## [Aim of the task]
Give back, word for word, only the lines from the opening of the records through the one with "import plotly.graph_objects as go". Pictures stay out.

## [Given entries]
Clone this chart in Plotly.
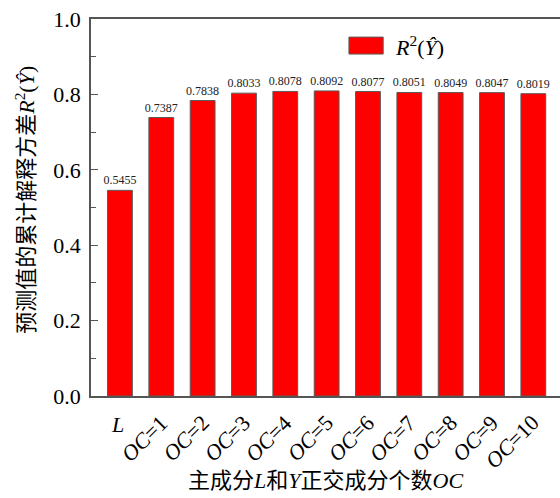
import plotly.graph_objects as go

# Cumulative explained variance of the predictions for each model setting
categories = ["L", "OC=1", "OC=2", "OC=3", "OC=4", "OC=5",
              "OC=6", "OC=7", "OC=8", "OC=9", "OC=10"]
tick_labels = ["<i>L</i>"] + [f"<i>OC</i>={k}" for k in range(1, 11)]
r2_values = [0.5455, 0.7387, 0.7838, 0.8033, 0.8078, 0.8092,
             0.8077, 0.8051, 0.8049, 0.8047, 0.8019]

SERIF = '"Liberation Serif", "Noto Sans CJK SC", serif'
positions = list(range(len(categories)))

fig = go.Figure()
fig.add_trace(go.Bar(
    x=positions,
    y=r2_values,
    width=0.6,
    marker=dict(color="#FF0000", line=dict(color="#5a5a5a", width=1)),
    text=[f"{v:.4f}" for v in r2_values],
    textposition="outside",
    constraintext="none",
    textfont=dict(family=SERIF, size=12, color="#222"),
    cliponaxis=False,
    showlegend=False,
))

# Category labels under the axis: L upright, OC=k slanted
annotations = []
for i, lab in zip(positions, tick_labels):
    if i == 0:
        annotations.append(dict(x=i - 0.05, y=-0.036, xref="x", yref="paper",
                                text=lab, showarrow=False, textangle=0,
                                xanchor="center", yanchor="top",
                                font=dict(family=SERIF, size=22, color="black")))
    else:
        annotations.append(dict(x=i + 0.33, y=-0.030, xref="x", yref="paper",
                                text=lab, showarrow=False, textangle=-45,
                                xanchor="right", yanchor="top",
                                font=dict(family=SERIF, size=22, color="black")))

# Axis titles
annotations.append(dict(x=0.5, y=-0.225, xref="paper", yref="paper",
                        text="主成分<i>L</i>和<i>Y</i>正交成分个数<i>OC</i>",
                        showarrow=False, xanchor="center", yanchor="middle",
                        font=dict(family=SERIF, size=22, color="black")))
annotations.append(dict(x=-0.141, y=0.52, xref="paper", yref="paper",
                        text="预测值的累计解释方差<i>R</i><sup>2</sup>(<i>Ŷ</i>)",
                        showarrow=False, textangle=-90,
                        xanchor="center", yanchor="middle",
                        font=dict(family=SERIF, size=22, color="black")))

# Legend entry: swatch + label
annotations.append(dict(x=0.644, y=0.928, xref="paper", yref="paper",
                        text="<i>R</i><sup>2</sup>(<i>Ŷ</i>)",
                        showarrow=False, xanchor="left", yanchor="middle",
                        font=dict(family=SERIF, size=22, color="black")))
shapes = [dict(type="rect", xref="paper", yref="paper",
               x0=0.550, x1=0.623, y0=0.907, y1=0.952,
               fillcolor="#FF0000", line=dict(color="#5a5a5a", width=1))]

fig.update_layout(
    width=560, height=498,
    margin=dict(l=91, r=0, t=19, b=102),
    paper_bgcolor="white", plot_bgcolor="white",
    font=dict(family=SERIF),
    bargap=0.4,
    annotations=annotations,
    shapes=shapes,
    xaxis=dict(
        range=[-0.7, 10.645],
        showticklabels=False, ticks="",
        showline=True, linecolor="#555", linewidth=1.5, mirror=True,
        showgrid=False, zeroline=False, fixedrange=True,
    ),
    yaxis=dict(
        range=[0, 1.0],
        tickvals=[0, 0.2, 0.4, 0.6, 0.8, 1.0],
        ticktext=["0.0", "0.2", "0.4", "0.6", "0.8", "1.0"],
        ticks="inside", ticklen=7, tickwidth=1.2, tickcolor="#555",
        minor=dict(dtick=0.1, ticks="inside", ticklen=5, tickwidth=1.2,
                   tickcolor="#555", showgrid=False),
        ticklabelstandoff=4,
        tickfont=dict(family=SERIF, size=22, color="black"),
        showline=True, linecolor="#555", linewidth=1.5, mirror=False,
        showgrid=False, zeroline=False, fixedrange=True,
    ),
)

fig.write_html("out.html")
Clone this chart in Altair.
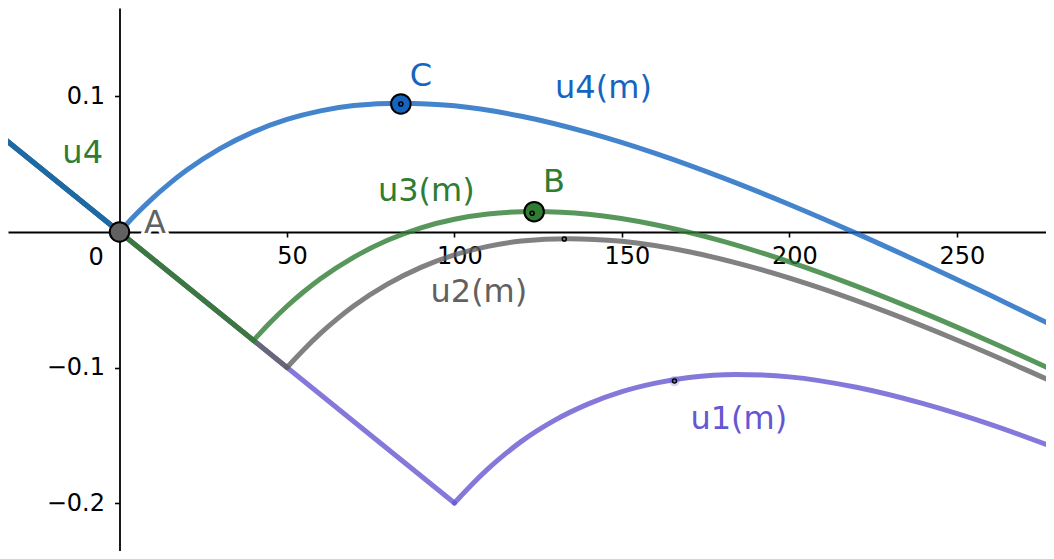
import altair as alt
import pandas as pd

# shared straight part u = -0.002 m
line_m = [-36, 0, 40, 50, 100]
line_u = [0.072, 0.0, -0.08, -0.1, -0.2]

# curved parts
u4_m = [0, 2, 5, 10, 15, 20, 30, 40, 50, 60, 70, 84, 100, 120, 140, 160, 180, 200, 220, 240, 260, 280]
u4_u = [0.0, 0.0054, 0.0132, 0.0252, 0.0359, 0.0455, 0.0615, 0.0739, 0.0831, 0.0894, 0.0933, 0.0951,
        0.0931, 0.0854, 0.0733, 0.058, 0.0401, 0.0203, -0.001, -0.0235, -0.0467, -0.0707]

u3_m = [40, 42, 45, 50, 55, 60, 70, 80, 90, 100, 110, 124, 140, 160, 180, 200, 220, 240, 260, 280]
u3_u = [-0.08, -0.0746, -0.0668, -0.0548, -0.0441, -0.0345, -0.0185, -0.0061, 0.0031, 0.0094, 0.0133,
        0.0151, 0.0131, 0.0054, -0.0067, -0.022, -0.0399, -0.0597, -0.081, -0.1035]

u2_m = [50, 52, 55, 60, 65, 70, 80, 90, 100, 110, 120, 134, 150, 170, 190, 210, 230, 250, 270, 290]
u2_u = [-0.1, -0.0946, -0.0868, -0.0748, -0.0641, -0.0545, -0.0385, -0.0261, -0.0169, -0.0106, -0.0067,
        -0.0049, -0.0069, -0.0146, -0.0267, -0.042, -0.0599, -0.0797, -0.101, -0.1235]

u1_m = [100, 102, 105, 110, 115, 120, 130, 140, 150, 160, 170, 184, 200, 220, 240, 260, 280, 300]
u1_u = [-0.2, -0.1946, -0.1868, -0.1748, -0.1641, -0.1545, -0.1388, -0.1268, -0.1178, -0.1115, -0.1074,
        -0.1051, -0.1069, -0.1146, -0.1267, -0.142, -0.1599, -0.1797]

# labelled points
pt_names = ["A", "B", "C"]
pt_m = [0, 123.8, 84.0]
pt_u = [0.0, 0.015, 0.0945]
pt_colors = ["#616161", "#2E7D32", "#1565C0"]

# small marker points
dot_m = [123.2, 84.0, 132.8, 165.7]
dot_u = [0.0138, 0.0945, -0.0052, -0.1100]

# text labels
lab_text = ["u4", "u4(m)", "u3(m)", "u2(m)", "u1(m)", "A", "B", "C"]
lab_m = [-11.0, 144.5, 91.6, 107.3, 184.9, 10.6, 129.7, 90.0]
lab_u = [0.0583, 0.1059, 0.0299, -0.0446, -0.138, 0.0066, 0.0369, 0.1148]
lab_colors = ["#2E7D32", "#1565C0", "#2E7D32", "#616161", "#6557D2", "#616161", "#2E7D32", "#1565C0"]

x_ticks = [50, 100, 150, 200, 250]
y_ticks = [-0.2, -0.1, 0.1]

FONT = "DejaVu Sans"

X = alt.X("m:Q", scale=alt.Scale(domain=[-33.29, 276.62], nice=False, zero=False),
          axis=alt.Axis(values=x_ticks, orient="bottom", offset=-319, title=None, grid=False,
                        domainColor="black", domainWidth=1.8, tickColor="black", tickWidth=1.6,
                        tickSize=5, labelFontSize=24, labelFont=FONT, labelColor="black",
                        labelPadding=7, labelOffset=5, labelFlush=False, labelOverlap=False))
Y = alt.Y("u:Q", scale=alt.Scale(domain=[-0.2354, 0.1653], nice=False, zero=False),
          axis=alt.Axis(values=y_ticks, orient="left", offset=-111.5, title=None, grid=False,
                        format=".1f", domainColor="black", domainWidth=1.8, tickColor="black",
                        tickWidth=1.6, tickSize=5, labelFontSize=24, labelFont=FONT,
                        labelColor="black", labelPadding=10, labelFlush=False, labelOverlap=False))


def series(start_idx, cm, cu):
    rows = [{"m": line_m[0], "u": line_u[0], "seg": 0},
            {"m": line_m[start_idx], "u": line_u[start_idx], "seg": 0}]
    rows += [{"m": a, "u": b, "seg": 1} for a, b in zip(cm, cu)]
    return pd.DataFrame(rows)


def line_layer(df, color):
    return alt.Chart(df).mark_line(
        color=color, strokeWidth=5, strokeOpacity=0.8, interpolate="monotone",
        strokeCap="round", strokeJoin="round", clip=True
    ).encode(x=X, y=Y, detail="seg:N")


layers = [
    line_layer(series(4, u1_m, u1_u), "#6557D2"),
    line_layer(series(3, u2_m, u2_u), "#616161"),
    line_layer(series(2, u3_m, u3_u), "#2E7D32"),
    line_layer(series(1, u4_m, u4_u), "#1565C0"),
]

lab_df = pd.DataFrame({"t": lab_text, "m": lab_m, "u": lab_u, "c": lab_colors})
halo = alt.Chart(lab_df[lab_df.t == "A"]).mark_text(
    font=FONT, fontSize=32, baseline="middle", align="center", stroke="white", strokeWidth=6,
    fill="white").encode(x=X, y=Y, text="t:N")
labels = alt.Chart(lab_df).mark_text(font=FONT, fontSize=32, baseline="middle", align="center").encode(
    x=X, y=Y, text="t:N", color=alt.Color("c:N", scale=None))

zero_df = pd.DataFrame({"t": ["0"], "m": [-7.0], "u": [-0.019]})
zero_lab = alt.Chart(zero_df).mark_text(font=FONT, fontSize=24, baseline="middle", align="center",
                                        color="black").encode(x=X, y=Y, text="t:N")

pt_df = pd.DataFrame({"n": pt_names, "m": pt_m, "u": pt_u, "c": pt_colors})
points = alt.Chart(pt_df).mark_point(shape="circle", filled=True, size=380, stroke="black",
                                     strokeWidth=2, opacity=1).encode(
    x=X, y=Y, fill=alt.Fill("c:N", scale=None))

halo_df = pd.DataFrame({"m": [dot_m[3]], "u": [dot_u[3]]})
dot_halo = alt.Chart(halo_df).mark_point(shape="circle", filled=True, size=110, color="#6557D2",
                                         opacity=0.25).encode(x=X, y=Y)

dot_df = pd.DataFrame({"m": dot_m, "u": dot_u})
dots = alt.Chart(dot_df).mark_point(shape="circle", filled=False, size=16, stroke="black",
                                    strokeWidth=1.6, opacity=1).encode(x=X, y=Y)

chart = alt.layer(*layers, dot_halo, points, dots, halo, labels, zero_lab).properties(
    width=1038, height=543, padding=0, autosize="none", background="white"
).configure_view(stroke=None)

chart.save("out.html", embed_options={"renderer": "svg", "actions": False})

## [Written reply]
Clone this chart in Plotly.
import plotly.graph_objects as go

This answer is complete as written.